Penn Summer | Genomics and Bioinformatics

Session:

Session A: July 13 – July 23, 2020

Time:

9:30 a.m. - 12 p.m.

Category:

Science

Instructor:

Vinayak Mathur

Description:

In this class we will examine the intersection of biology, computer science, and statistics, with special emphasis on the biological aspects. Advances in Next Generation Sequencing technologies have led to the production of large amounts of sequencing data and a growing need to develop researchers to analyze it. There are a variety of bioinformatics tools available for students to learn, enabling them to participate in authentic research. This course introduces these tools through hands-on training. The course will focus on using analytical methods to understand the features, functions and evolution of genomics. The overall aims of the course are for students to 1) learn the underlying theory behind bioinformatics tools for genomic analysis and to 2) develop an understanding of how the analysis of sequence data informs the study of biology. Students will get an opportunity to work with biological datasets, perform authentic research and contribute to an ongoing research project.

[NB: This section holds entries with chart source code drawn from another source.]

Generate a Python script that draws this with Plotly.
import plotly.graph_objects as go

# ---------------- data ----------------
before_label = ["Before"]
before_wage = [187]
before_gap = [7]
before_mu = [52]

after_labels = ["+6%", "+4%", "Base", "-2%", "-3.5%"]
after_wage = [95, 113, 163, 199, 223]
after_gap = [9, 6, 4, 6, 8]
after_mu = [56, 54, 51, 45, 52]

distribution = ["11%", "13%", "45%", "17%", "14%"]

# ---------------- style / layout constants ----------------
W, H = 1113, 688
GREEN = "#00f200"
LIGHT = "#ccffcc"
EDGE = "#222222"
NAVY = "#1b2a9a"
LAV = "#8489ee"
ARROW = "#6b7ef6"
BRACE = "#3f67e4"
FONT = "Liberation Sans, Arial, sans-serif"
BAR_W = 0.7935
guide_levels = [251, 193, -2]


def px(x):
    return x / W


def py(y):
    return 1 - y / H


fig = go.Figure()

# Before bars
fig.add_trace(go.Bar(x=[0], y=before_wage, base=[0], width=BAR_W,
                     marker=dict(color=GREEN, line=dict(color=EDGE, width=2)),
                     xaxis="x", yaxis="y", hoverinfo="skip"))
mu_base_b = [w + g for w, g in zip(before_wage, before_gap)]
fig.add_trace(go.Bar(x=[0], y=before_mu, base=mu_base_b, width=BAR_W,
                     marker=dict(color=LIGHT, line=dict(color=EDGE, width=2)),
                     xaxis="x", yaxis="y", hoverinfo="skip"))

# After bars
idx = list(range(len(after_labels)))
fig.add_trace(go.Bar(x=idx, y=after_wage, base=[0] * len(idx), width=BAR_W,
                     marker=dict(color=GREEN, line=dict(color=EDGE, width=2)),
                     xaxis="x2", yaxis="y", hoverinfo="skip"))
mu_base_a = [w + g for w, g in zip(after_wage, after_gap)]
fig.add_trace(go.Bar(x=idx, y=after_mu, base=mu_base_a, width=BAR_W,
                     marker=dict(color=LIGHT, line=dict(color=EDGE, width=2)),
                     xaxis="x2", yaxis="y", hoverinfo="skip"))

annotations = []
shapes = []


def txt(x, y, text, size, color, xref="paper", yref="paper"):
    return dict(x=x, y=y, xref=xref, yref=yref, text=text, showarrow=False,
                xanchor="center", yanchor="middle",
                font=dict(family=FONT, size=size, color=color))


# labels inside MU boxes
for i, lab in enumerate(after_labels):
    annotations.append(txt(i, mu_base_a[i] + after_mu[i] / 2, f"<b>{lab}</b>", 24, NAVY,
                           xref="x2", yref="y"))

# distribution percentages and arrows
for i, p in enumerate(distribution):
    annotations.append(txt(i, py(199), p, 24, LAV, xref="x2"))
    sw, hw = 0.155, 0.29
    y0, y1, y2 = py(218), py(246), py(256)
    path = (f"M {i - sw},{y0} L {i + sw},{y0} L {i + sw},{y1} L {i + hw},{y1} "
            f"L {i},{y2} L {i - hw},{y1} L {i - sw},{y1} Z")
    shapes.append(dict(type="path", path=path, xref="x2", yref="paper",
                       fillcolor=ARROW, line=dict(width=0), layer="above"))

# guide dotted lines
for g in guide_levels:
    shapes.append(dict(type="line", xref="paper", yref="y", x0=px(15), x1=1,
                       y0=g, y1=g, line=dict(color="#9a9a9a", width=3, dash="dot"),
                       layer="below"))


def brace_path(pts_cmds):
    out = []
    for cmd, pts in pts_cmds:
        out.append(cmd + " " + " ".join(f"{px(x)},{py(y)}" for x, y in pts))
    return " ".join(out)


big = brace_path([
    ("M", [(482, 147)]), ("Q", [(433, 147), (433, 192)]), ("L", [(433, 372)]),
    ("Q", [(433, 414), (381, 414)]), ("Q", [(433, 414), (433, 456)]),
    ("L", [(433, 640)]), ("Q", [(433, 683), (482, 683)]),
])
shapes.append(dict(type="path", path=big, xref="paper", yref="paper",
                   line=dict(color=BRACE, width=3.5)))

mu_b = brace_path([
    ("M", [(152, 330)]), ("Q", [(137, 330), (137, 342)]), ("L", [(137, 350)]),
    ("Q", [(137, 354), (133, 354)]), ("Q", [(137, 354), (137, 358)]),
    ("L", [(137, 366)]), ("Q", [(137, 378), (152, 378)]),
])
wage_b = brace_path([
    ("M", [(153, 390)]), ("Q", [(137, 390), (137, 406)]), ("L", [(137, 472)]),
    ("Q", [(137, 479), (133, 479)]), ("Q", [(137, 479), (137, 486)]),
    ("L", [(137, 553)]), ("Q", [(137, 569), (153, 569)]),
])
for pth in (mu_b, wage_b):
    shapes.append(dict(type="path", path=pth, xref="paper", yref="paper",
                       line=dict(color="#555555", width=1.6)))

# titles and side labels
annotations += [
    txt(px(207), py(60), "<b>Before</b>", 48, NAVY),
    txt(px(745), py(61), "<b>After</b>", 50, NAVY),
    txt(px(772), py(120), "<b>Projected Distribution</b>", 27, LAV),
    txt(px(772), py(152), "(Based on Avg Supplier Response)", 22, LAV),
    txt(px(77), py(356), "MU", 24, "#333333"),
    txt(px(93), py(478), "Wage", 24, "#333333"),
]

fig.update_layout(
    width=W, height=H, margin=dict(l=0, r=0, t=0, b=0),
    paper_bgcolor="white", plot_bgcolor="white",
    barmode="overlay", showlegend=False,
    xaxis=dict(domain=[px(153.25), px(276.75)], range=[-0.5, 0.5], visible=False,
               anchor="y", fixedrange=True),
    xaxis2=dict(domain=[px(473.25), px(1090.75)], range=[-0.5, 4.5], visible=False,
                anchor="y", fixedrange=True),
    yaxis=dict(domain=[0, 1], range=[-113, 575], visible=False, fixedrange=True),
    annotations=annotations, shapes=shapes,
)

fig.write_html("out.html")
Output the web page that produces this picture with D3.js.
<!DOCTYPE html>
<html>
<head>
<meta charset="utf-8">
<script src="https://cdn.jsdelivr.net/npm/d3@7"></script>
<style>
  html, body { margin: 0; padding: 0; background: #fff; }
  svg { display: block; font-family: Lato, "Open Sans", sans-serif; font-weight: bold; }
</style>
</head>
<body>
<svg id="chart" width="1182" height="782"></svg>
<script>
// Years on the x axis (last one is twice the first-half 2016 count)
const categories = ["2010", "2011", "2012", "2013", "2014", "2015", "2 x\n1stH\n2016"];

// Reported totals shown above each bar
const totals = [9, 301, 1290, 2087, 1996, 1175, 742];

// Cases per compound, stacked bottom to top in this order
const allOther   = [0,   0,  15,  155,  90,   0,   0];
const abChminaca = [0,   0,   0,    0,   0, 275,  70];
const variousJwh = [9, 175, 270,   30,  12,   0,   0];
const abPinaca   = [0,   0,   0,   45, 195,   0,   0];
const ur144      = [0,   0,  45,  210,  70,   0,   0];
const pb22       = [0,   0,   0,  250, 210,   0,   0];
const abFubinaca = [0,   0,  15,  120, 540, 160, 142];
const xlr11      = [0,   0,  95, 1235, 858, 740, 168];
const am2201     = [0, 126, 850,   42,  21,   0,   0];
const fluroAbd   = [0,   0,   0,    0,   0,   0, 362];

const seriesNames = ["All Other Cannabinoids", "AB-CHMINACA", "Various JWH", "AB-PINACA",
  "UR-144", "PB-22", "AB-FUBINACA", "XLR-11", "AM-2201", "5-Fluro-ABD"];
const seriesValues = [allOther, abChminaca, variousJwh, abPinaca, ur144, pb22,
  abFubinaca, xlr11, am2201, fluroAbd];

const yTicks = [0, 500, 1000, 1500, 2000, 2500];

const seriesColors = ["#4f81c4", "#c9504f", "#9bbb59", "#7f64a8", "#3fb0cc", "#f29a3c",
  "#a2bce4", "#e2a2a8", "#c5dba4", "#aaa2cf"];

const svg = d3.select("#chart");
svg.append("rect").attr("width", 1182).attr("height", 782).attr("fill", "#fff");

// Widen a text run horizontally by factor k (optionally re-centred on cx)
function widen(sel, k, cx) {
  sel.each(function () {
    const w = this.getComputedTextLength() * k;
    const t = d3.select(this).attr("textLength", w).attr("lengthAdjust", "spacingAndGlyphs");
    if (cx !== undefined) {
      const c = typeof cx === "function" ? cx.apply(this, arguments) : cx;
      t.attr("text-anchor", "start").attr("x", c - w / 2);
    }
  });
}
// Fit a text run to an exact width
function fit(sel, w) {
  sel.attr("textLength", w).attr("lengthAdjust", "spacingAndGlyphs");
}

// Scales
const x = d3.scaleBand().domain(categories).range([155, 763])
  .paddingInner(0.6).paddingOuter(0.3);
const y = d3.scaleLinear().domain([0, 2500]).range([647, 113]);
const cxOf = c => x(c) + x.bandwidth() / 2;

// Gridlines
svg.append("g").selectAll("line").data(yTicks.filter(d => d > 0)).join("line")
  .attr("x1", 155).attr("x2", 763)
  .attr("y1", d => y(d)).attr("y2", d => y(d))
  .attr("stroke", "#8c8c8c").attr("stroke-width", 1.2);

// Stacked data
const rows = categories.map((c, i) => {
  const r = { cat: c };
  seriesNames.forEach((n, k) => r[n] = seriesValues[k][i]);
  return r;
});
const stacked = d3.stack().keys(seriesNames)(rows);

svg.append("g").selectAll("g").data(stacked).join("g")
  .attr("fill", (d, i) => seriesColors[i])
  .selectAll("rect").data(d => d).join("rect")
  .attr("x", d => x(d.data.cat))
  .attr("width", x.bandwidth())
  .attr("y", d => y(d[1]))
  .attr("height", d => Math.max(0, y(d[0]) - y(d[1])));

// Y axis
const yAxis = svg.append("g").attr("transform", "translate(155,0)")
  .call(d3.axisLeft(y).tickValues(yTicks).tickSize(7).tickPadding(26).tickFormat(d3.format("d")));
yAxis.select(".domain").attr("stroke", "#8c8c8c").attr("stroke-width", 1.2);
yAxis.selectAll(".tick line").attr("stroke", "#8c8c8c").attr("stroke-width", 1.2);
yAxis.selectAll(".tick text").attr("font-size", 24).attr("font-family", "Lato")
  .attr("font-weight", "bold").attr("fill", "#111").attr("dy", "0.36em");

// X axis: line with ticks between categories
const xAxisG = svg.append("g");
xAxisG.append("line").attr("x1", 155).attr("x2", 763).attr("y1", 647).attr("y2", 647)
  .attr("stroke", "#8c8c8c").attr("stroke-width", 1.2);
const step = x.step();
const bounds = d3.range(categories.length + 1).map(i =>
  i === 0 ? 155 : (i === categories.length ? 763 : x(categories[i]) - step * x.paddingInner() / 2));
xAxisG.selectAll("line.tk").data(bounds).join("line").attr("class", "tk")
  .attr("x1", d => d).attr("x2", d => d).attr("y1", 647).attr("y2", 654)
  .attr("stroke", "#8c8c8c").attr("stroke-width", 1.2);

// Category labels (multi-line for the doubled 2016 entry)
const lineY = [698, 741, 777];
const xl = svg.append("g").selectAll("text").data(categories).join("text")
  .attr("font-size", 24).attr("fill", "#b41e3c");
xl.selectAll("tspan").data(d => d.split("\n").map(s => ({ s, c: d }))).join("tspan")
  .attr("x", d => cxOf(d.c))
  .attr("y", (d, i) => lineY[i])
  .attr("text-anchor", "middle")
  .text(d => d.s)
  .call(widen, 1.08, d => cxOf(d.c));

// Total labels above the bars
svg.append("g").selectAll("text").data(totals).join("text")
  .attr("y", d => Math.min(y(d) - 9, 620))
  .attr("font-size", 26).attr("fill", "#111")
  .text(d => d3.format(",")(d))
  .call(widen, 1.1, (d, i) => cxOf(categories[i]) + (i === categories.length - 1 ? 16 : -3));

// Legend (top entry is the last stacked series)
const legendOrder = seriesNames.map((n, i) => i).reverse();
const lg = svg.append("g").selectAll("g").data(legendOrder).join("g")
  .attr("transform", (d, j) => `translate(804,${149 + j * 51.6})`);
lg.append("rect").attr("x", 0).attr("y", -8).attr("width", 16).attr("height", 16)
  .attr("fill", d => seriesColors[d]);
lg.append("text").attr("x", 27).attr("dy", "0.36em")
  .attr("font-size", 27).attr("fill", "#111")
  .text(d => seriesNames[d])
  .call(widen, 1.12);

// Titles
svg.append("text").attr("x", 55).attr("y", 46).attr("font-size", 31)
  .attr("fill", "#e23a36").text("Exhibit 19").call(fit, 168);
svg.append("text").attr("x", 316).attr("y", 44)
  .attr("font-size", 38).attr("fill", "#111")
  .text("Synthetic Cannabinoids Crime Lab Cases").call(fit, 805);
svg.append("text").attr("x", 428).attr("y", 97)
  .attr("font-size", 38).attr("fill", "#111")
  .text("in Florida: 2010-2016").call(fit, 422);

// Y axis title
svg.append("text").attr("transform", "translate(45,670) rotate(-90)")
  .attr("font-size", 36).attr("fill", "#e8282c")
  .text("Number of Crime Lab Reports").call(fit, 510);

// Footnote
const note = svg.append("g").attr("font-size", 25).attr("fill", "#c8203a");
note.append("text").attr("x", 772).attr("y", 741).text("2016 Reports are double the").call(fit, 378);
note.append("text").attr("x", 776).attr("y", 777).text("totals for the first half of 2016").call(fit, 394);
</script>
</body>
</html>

It is required that students bring a laptop to class.

Rough syllabus

Day	Topic
1	Introduction to BLAST and Sequencing Technologies
2	Databases and Genome Annotation
3	Comparative Genomics
4	Phylogenetics
5	Community Science Project and Data Visualization
6	Introduction to Galaxy and walk-through
7	FASTQ Quality Analysis
8	Gene Ontology Classification
9	Metagenome analysis

The course will be divided into two projects:

Day 1-5: Students work through a pipeline to identify Horizontal Gene Transfer (HGT) in bacteria and bacteriophages. After learning the necessary bioinformatics tools, student pairs will be assigned phage proteins that they will search through the database and look for instances of HGT. The data will be deposited in the Community Science Project database, developed by the Genome Solver team

Day 6-9: Students will be introduced to the GALAXY pipeline and will work with large biological datasets to perform quality analysis, Gene Ontology classifications and Metagenome analysis.

Learning outcomes

By the end of the course students will:

Be able to diagram/explain the various types genome sequencing technologies and explain their strengths and weaknesses.
Gain facility with important general databases, focusing on those housed at the National Center for Biotechnology Information (NCBI). Students will also gain facility with the prokaryotic database at the Joint Genomic Institute (JGI)
Be able to use web tools such as BLAST, MUSCLE, and MEGA6 to examine DNA and protein sequences and to explain in general terms how they work.
Be able to annotate genes in terms of both structure and function.
Be able to compare gene/protein sequences and draw inferences about evolutionary history.
Be able to interpret metagenomic data.
Gain facility in reading and interpreting primary literature.